You get two humbuckers that are wired through a three-way pickup selector and a single master volume control. For more information, check out the video below.
The following guitars didn’t fit my criteria because they’re either one-off instruments and/or, as far as I’m aware, didn’t hit the stage. But I still think they deserve a mention.
A few years ago PRS made a guitar that was rumoured to be part of Lady Gaga’s tour. I’m not sure if the guitar ever did end up on tour. It’s basically a 408 model with extremely long and pointy ends protruding from the horns and the back, as well as the headstock. Finished in a deep pink, it is definitely a sight to behold. You should Google it if you haven’t seen it. It currently resides in Brian’s Guitars, where, I’m assuming, you can go and check it out.

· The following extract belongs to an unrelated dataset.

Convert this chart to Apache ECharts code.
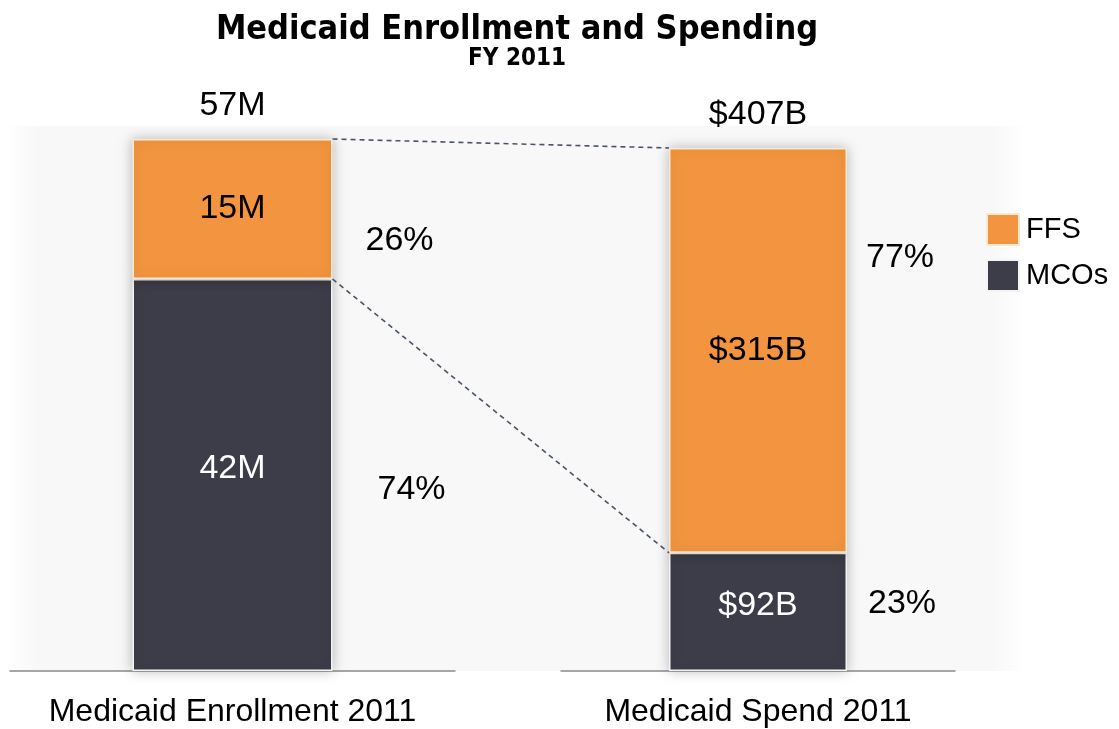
<!DOCTYPE html>
<html>
<head>
<meta charset="utf-8">
<title>Medicaid Enrollment and Spending</title>
<script src="https://cdn.jsdelivr.net/npm/echarts@6/dist/echarts.min.js"></script>
<style>
  html, body { margin: 0; padding: 0; background: #ffffff; }
  #chart { width: 1119px; height: 729px; }
</style>
</head>
<body>
<div id="chart"></div>
<script>
// Medicaid, FY 2011: enrollment (millions) and spending (billions of dollars)
const categories = ['Medicaid Enrollment 2011', 'Medicaid Spend 2011'];
const ffsValues = [15, 315];   // fee-for-service
const mcoValues = [42, 92];    // managed care organisations
const totals = [57, 407];

const seriesNames = ['FFS', 'MCOs'];
const colors = { FFS: '#f39540', MCOs: '#3d3d49' };

// value formatting per panel
const fmt = [v => v + 'M', v => '$' + v + 'B'];
const pct = (v, t) => Math.round(v / t * 100) + '%';

const FONT = '"Liberation Sans", Arial, Helvetica, sans-serif';
const TITLE_FONT = '"Liberation Sans Narrow", "Arial Narrow", "DejaVu Sans Condensed", sans-serif';
const barWidths = [200, 178];
// pixel nudges for the percentage captions beside each segment [FFS, MCOs]
const pctOffsets = [
  [[167, 32], [179, 15]],
  [[142, -93], [144, -8]]
];

const chart = echarts.init(document.getElementById('chart'), null, { renderer: 'canvas' });

const grids = [
  { left: 10, width: 445, top: 139, bottom: 58 },
  { left: 561, width: 394, top: 148, bottom: 58 }
];

const xAxes = categories.map((c, i) => ({
  type: 'category',
  gridIndex: i,
  data: [c],
  axisLine: { show: true, lineStyle: { color: '#8a8a8a', width: 1.5 } },
  axisTick: { show: false },
  axisLabel: { color: '#000', fontFamily: FONT, fontSize: 32, margin: 25 }
}));

const yAxes = categories.map((c, i) => ({
  type: 'value',
  gridIndex: i,
  min: 0,
  max: totals[i],
  show: false,
  splitLine: { show: false }
}));

function pctLabel(i, k, coordVal, text) {
  return {
    coord: [categories[i], coordVal],
    value: text,
    symbol: 'rect',
    symbolSize: 1,
    itemStyle: { color: 'rgba(0,0,0,0)' },
    label: {
      show: true,
      position: 'inside',
      formatter: text,
      color: '#000',
      fontFamily: FONT,
      fontSize: 34,
      offset: pctOffsets[i][k]
    }
  };
}

const series = [];
categories.forEach((c, i) => {
  const ffs = ffsValues[i], mco = mcoValues[i], tot = totals[i];
  const common = {
    type: 'bar',
    xAxisIndex: i,
    yAxisIndex: i,
    stack: 'total' + i,
    barWidth: barWidths[i],
    animation: false
  };
  // managed care segment (bottom)
  series.push(Object.assign({}, common, {
    name: 'MCOs',
    data: [mco],
    itemStyle: {
      color: colors.MCOs,
      borderColor: '#f4f4f4',
      borderWidth: 1.5,
      shadowBlur: 12,
      shadowColor: 'rgba(0,0,0,0.25)'
    },
    label: {
      show: true,
      position: 'inside',
      formatter: p => fmt[i](p.value),
      color: '#ffffff',
      fontFamily: FONT,
      fontSize: 34,
      offset: [0, -6]
    },
    markPoint: {
      silent: true,
      data: [pctLabel(i, 1, mco / 2, pct(mco, tot))]
    }
  }));
  // fee-for-service segment (top)
  series.push(Object.assign({}, common, {
    name: 'FFS',
    data: [ffs],
    itemStyle: {
      color: colors.FFS,
      borderColor: '#fbe8cf',
      borderWidth: 1.5,
      shadowBlur: 12,
      shadowColor: 'rgba(0,0,0,0.25)'
    },
    label: {
      show: true,
      position: 'inside',
      formatter: p => fmt[i](p.value),
      color: '#000000',
      fontFamily: FONT,
      fontSize: 34
    },
    markPoint: {
      silent: true,
      data: [
        pctLabel(i, 0, mco + ffs / 2, pct(ffs, tot)),
        {
          coord: [c, tot],
          symbol: 'rect',
          symbolSize: 1,
          itemStyle: { color: 'rgba(0,0,0,0)' },
          label: {
            show: true,
            position: 'top',
            distance: 16,
            formatter: fmt[i](tot),
            color: '#000',
            fontFamily: FONT,
            fontSize: 34
          }
        }
      ]
    }
  }));
});

// soft light-grey backdrop behind the plot
const backdrop = {
  type: 'rect', z: -1, silent: true,
  shape: { x: 6, y: 126, width: 1018, height: 545 },
  style: {
    fill: {
      type: 'linear', x: 0, y: 0, x2: 1, y2: 0,
      colorStops: [
        { offset: 0, color: '#ffffff' },
        { offset: 0.03, color: '#f8f8f8' },
        { offset: 0.97, color: '#f8f8f8' },
        { offset: 1, color: '#ffffff' }
      ]
    }
  }
};

const option = {
  backgroundColor: '#ffffff',
  animation: false,
  title: [
    {
      text: 'Medicaid Enrollment and Spending',
      left: 512,
      textAlign: 'center',
      top: 8,
      textStyle: { fontFamily: TITLE_FONT, fontWeight: 'bold', fontSize: 34, color: '#000' }
    },
    {
      text: 'FY 2011',
      left: 512,
      textAlign: 'center',
      top: 42,
      textStyle: { fontFamily: TITLE_FONT, fontWeight: 'bold', fontSize: 24, color: '#000' }
    }
  ],
  legend: {
    data: seriesNames,
    orient: 'vertical',
    left: 981,
    top: 208,
    itemWidth: 32,
    itemHeight: 31,
    itemGap: 13,
    icon: 'rect',
    textStyle: { fontFamily: FONT, fontSize: 29, color: '#000', padding: [0, 0, 0, 2] },
    selectedMode: false
  },
  graphic: [backdrop],
  grid: grids,
  xAxis: xAxes,
  yAxis: yAxes,
  series: series
};

chart.setOption(option);

// dashed connectors from the enrollment bar to the spending bar
function edge(i, value, side) {
  const p = chart.convertToPixel({ xAxisIndex: i, yAxisIndex: i }, [categories[i], value]);
  return [p[0] + side * barWidths[i] / 2, p[1]];
}
const topA = edge(0, totals[0], 1), topB = edge(1, totals[1], -1);
const midA = edge(0, mcoValues[0], 1), midB = edge(1, mcoValues[1], -1);
const dashStyle = { stroke: '#4a5366', lineWidth: 1.6, lineDash: [5, 4] };
chart.setOption({
  graphic: [
    backdrop,
    { type: 'line', z: 100, silent: true,
      shape: { x1: topA[0], y1: topA[1], x2: topB[0], y2: topB[1] }, style: dashStyle },
    { type: 'line', z: 100, silent: true,
      shape: { x1: midA[0], y1: midA[1], x2: midB[0], y2: midB[1] }, style: dashStyle }
  ]
});
</script>
</body>
</html>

I would also like to mention the Nigel Tufnel Mr Horsepower before wrapping this post up. The Ernie Ball Music Man model for the Spinal Tap guitarist has four humbuckers crammed together! Then the artwork, the array of switches and dials, …the exhaust! The fret marker inlays are also a nice touch.
What are some of the more unconventional guitars you’ve come across? Let us know in the comments section below.
- Rick Nielsen’s Gear Rundown – Premier Guitar
- Kramer Gorky Park – Trogly’s Guitar Show
- Teuffel – birdfish
- Brian Eastwood Guitars – Bender Distortocaster
- Gibson Reverse Flying V – Music Radar 2008
- Hamer Guitars - 5 Neck - Rick Nielsen of Cheap Trick - 1999 Print Advertisement: Amazon
- Kramer Gorky Park: Reverb
- Teuffel birdfish in Apricot: Teuffel
- Brian Eastwood Guitars - Bender Distortocaster: YouTube
- 2007 Gibson Reverse Flying V: Emeral City Guitars/YouTube
Johnny Marr’s nine pickup Fender Strat has to be mentioned, though unlike the ones in this list, it wasn’t made like that at the factory. From the January 1997 issue of Guitar –
By far the weirdest thing in Marr’s collection, however, is his nine pickup Fender Strat. “I got it really cheap,” he excuses himself, feebly. “Not only are there nine pickups, but there’s an on/off and in/out-of-phase switch for each pickup. I’m not making this up, ‘cos Noel was witness to that dreadful event. Bizarre! But I just thought, if Kraftwerk played guitar, they’d play this! I used it on the rhythm outro of Electronic’s Out Of My League (from Raise The Pressure). I figured it would give some really strange harmonics… and if you just replace the word ‘strange’ with ‘sh*t’, then I was right.”
It was featured in his music video for Spirit Power and Soul and you can see it here –
I assembled a limited production run of the EB/MM Mr Horsepower guitars when I employed at Ernie Ball
Wow! Awesome! Thanks for sharing! 🙂
No Fender / Squier Katana? 🙂
Eric Bloom’s symbol guitar
Don’t forget the Dewey Decibel Flipout guitar. The Strat shape with the neck attached at the opposite end. I’ve got one in storage. It actually sounded pretty good.